Marina Karaseva

Perceiving music theory by music ear: Innovations and traditions in the approach to the intensive ear training

A sensitive and well trained ear for music is one of the most important professional skills for music performers and theorists. Good ear for music is a professional tool which helps to analyze music language components (harmony, modes etc.) and some stylistic features (allusions, quotation etc.). Courses of ear training (Solfeggio in Russian terms) are aimed to implement such a goal. Today one of the main methodological problems in the field of ear training consists in the dissonance between challenges of real music practice and traditional courses of solfeggio: the latter often cannot prepare the music ear for listening modern music. College ear training courses are focusing mainly on classical music language, not on modern.
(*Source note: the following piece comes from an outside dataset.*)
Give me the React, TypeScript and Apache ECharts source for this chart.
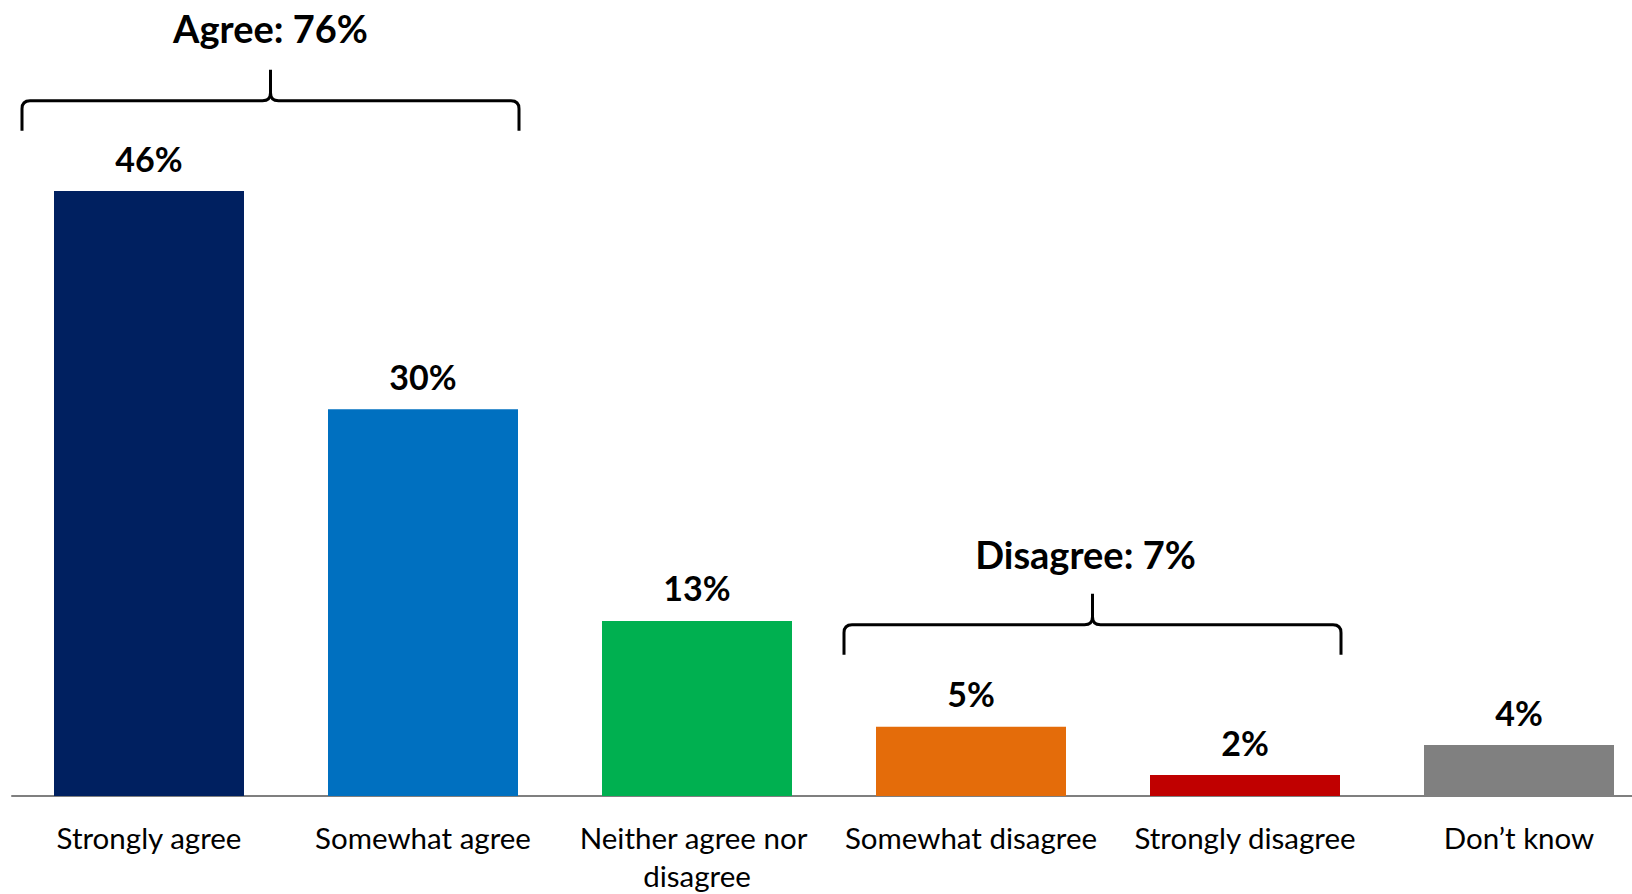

Therefore, the new intensive methodology must be elaborated to reach good practical results in perceiving contemporary music by ear. There are different approaches to this problem in Russia and Europe. In contrast to European ear training principles, Russian specifics of solfeggio has 3 principal points: it lasts about 15 years; it has a hierarchical model of ear training ‐ from classical music (in college) to contemporary (in higher educational degree); the main accents focus not only on sight singing skills but, to a great extent, on the development of music memory as well as on tonal‐functional harmony ear‐scanning. European courses are as a rule shorter and more flexible in its content.

The main aim of my paper is to disclose the most effective models in ear training ‐ both from Europe and from Russia ‐ which may be used as a basis for intensive ear learning elements of the 20th century music language. My own researches on ear training (including my monograph Solfeggio Psychotechnique of Ear Training and Course of Modern Solfeggio) are used as a methodological base of my conclusions.